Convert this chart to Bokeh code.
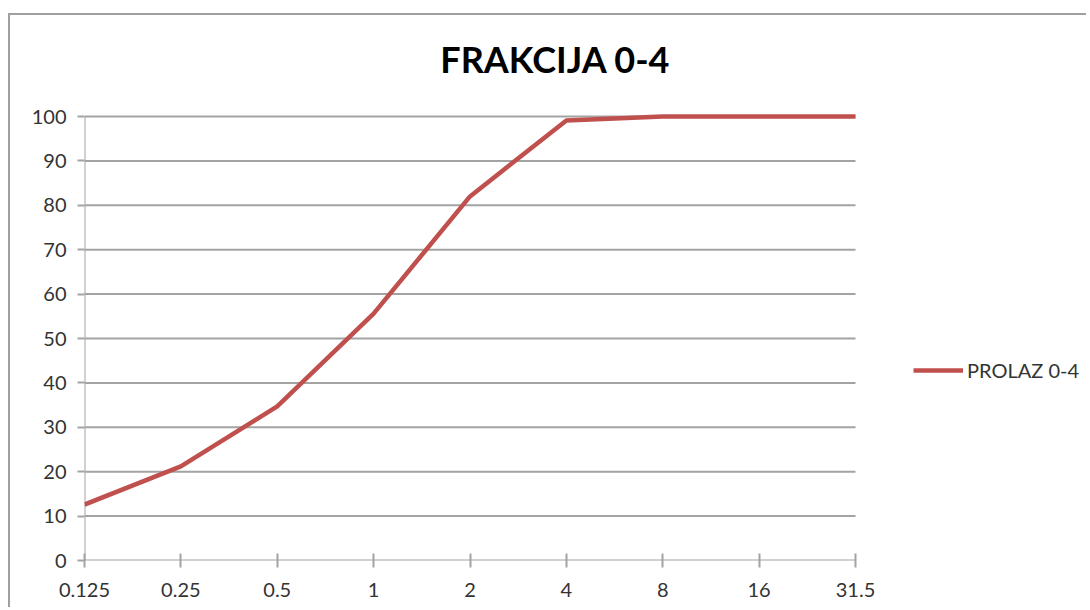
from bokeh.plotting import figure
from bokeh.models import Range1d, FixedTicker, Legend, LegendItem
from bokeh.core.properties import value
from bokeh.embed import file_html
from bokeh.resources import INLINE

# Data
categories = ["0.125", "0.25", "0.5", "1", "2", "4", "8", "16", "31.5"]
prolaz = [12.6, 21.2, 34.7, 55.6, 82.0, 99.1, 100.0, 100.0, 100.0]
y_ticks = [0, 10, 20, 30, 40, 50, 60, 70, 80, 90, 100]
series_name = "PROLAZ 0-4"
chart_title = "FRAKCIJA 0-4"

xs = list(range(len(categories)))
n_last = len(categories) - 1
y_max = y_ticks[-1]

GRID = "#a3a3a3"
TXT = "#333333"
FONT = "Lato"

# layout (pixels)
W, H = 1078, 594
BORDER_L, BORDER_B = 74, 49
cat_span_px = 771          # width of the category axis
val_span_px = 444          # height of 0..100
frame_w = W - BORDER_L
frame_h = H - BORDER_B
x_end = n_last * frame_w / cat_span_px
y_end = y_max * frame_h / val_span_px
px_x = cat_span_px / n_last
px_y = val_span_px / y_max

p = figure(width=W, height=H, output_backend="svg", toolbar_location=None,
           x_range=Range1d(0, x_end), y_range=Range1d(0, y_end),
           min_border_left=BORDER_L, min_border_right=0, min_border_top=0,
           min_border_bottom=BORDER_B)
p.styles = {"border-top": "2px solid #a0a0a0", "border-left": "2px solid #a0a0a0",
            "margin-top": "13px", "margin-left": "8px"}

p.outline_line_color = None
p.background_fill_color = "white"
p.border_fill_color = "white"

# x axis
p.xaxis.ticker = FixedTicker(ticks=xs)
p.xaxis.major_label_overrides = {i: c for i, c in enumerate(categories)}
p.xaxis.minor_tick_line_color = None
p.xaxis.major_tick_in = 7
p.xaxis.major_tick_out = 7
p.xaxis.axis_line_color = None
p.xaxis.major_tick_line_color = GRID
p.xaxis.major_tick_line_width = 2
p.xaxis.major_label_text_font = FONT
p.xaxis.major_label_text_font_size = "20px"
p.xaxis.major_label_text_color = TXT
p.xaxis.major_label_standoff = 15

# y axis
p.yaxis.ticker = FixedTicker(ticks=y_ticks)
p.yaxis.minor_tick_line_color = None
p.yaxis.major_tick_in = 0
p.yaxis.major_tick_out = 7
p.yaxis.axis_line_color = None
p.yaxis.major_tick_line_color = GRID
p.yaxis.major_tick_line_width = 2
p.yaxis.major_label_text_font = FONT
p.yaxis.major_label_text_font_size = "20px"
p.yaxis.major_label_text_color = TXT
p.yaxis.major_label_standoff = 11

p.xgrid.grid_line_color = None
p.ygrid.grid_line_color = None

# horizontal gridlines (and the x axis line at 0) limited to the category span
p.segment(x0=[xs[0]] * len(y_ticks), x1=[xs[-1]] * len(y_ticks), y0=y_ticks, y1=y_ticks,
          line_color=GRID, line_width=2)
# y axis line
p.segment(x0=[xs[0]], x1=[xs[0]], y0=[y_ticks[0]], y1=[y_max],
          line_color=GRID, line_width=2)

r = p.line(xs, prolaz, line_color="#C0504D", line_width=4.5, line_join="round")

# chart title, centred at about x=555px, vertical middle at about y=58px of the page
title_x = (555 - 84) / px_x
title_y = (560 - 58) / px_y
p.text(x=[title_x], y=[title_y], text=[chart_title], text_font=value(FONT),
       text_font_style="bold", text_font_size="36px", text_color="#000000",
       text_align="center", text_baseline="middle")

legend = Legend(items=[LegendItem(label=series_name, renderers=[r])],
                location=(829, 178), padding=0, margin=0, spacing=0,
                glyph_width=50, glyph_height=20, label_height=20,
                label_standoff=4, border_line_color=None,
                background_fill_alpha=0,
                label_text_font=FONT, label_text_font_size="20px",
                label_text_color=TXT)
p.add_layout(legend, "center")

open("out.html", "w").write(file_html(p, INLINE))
===============
- **Written problem**
Leave the pictures out, and print every line of the listing exactly as written.

- **Final result**
Convert this chart to Bokeh code.
from bokeh.plotting import figure
from bokeh.models import Range1d, FixedTicker, Legend, LegendItem
from bokeh.core.properties import value
from bokeh.embed import file_html
from bokeh.resources import INLINE

# Data
categories = ["0.125", "0.25", "0.5", "1", "2", "4", "8", "16", "31.5"]
prolaz = [12.6, 21.2, 34.7, 55.6, 82.0, 99.1, 100.0, 100.0, 100.0]
y_ticks = [0, 10, 20, 30, 40, 50, 60, 70, 80, 90, 100]
series_name = "PROLAZ 0-4"
chart_title = "FRAKCIJA 0-4"

xs = list(range(len(categories)))
n_last = len(categories) - 1
y_max = y_ticks[-1]

GRID = "#a3a3a3"
TXT = "#333333"
FONT = "Lato"

# layout (pixels)
W, H = 1078, 594
BORDER_L, BORDER_B = 74, 49
cat_span_px = 771          # width of the category axis
val_span_px = 444          # height of 0..100
frame_w = W - BORDER_L
frame_h = H - BORDER_B
x_end = n_last * frame_w / cat_span_px
y_end = y_max * frame_h / val_span_px
px_x = cat_span_px / n_last
px_y = val_span_px / y_max

p = figure(width=W, height=H, output_backend="svg", toolbar_location=None,
           x_range=Range1d(0, x_end), y_range=Range1d(0, y_end),
           min_border_left=BORDER_L, min_border_right=0, min_border_top=0,
           min_border_bottom=BORDER_B)
p.styles = {"border-top": "2px solid #a0a0a0", "border-left": "2px solid #a0a0a0",
            "margin-top": "13px", "margin-left": "8px"}

p.outline_line_color = None
p.background_fill_color = "white"
p.border_fill_color = "white"

# x axis
p.xaxis.ticker = FixedTicker(ticks=xs)
p.xaxis.major_label_overrides = {i: c for i, c in enumerate(categories)}
p.xaxis.minor_tick_line_color = None
p.xaxis.major_tick_in = 7
p.xaxis.major_tick_out = 7
p.xaxis.axis_line_color = None
p.xaxis.major_tick_line_color = GRID
p.xaxis.major_tick_line_width = 2
p.xaxis.major_label_text_font = FONT
p.xaxis.major_label_text_font_size = "20px"
p.xaxis.major_label_text_color = TXT
p.xaxis.major_label_standoff = 15

# y axis
p.yaxis.ticker = FixedTicker(ticks=y_ticks)
p.yaxis.minor_tick_line_color = None
p.yaxis.major_tick_in = 0
p.yaxis.major_tick_out = 7
p.yaxis.axis_line_color = None
p.yaxis.major_tick_line_color = GRID
p.yaxis.major_tick_line_width = 2
p.yaxis.major_label_text_font = FONT
p.yaxis.major_label_text_font_size = "20px"
p.yaxis.major_label_text_color = TXT
p.yaxis.major_label_standoff = 11

p.xgrid.grid_line_color = None
p.ygrid.grid_line_color = None

# horizontal gridlines (and the x axis line at 0) limited to the category span
p.segment(x0=[xs[0]] * len(y_ticks), x1=[xs[-1]] * len(y_ticks), y0=y_ticks, y1=y_ticks,
          line_color=GRID, line_width=2)
# y axis line
p.segment(x0=[xs[0]], x1=[xs[0]], y0=[y_ticks[0]], y1=[y_max],
          line_color=GRID, line_width=2)

r = p.line(xs, prolaz, line_color="#C0504D", line_width=4.5, line_join="round")

# chart title, centred at about x=555px, vertical middle at about y=58px of the page
title_x = (555 - 84) / px_x
title_y = (560 - 58) / px_y
p.text(x=[title_x], y=[title_y], text=[chart_title], text_font=value(FONT),
       text_font_style="bold", text_font_size="36px", text_color="#000000",
       text_align="center", text_baseline="middle")

legend = Legend(items=[LegendItem(label=series_name, renderers=[r])],
                location=(829, 178), padding=0, margin=0, spacing=0,
                glyph_width=50, glyph_height=20, label_height=20,
                label_standoff=4, border_line_color=None,
                background_fill_alpha=0,
                label_text_font=FONT, label_text_font_size="20px",
                label_text_color=TXT)
p.add_layout(legend, "center")

open("out.html", "w").write(file_html(p, INLINE))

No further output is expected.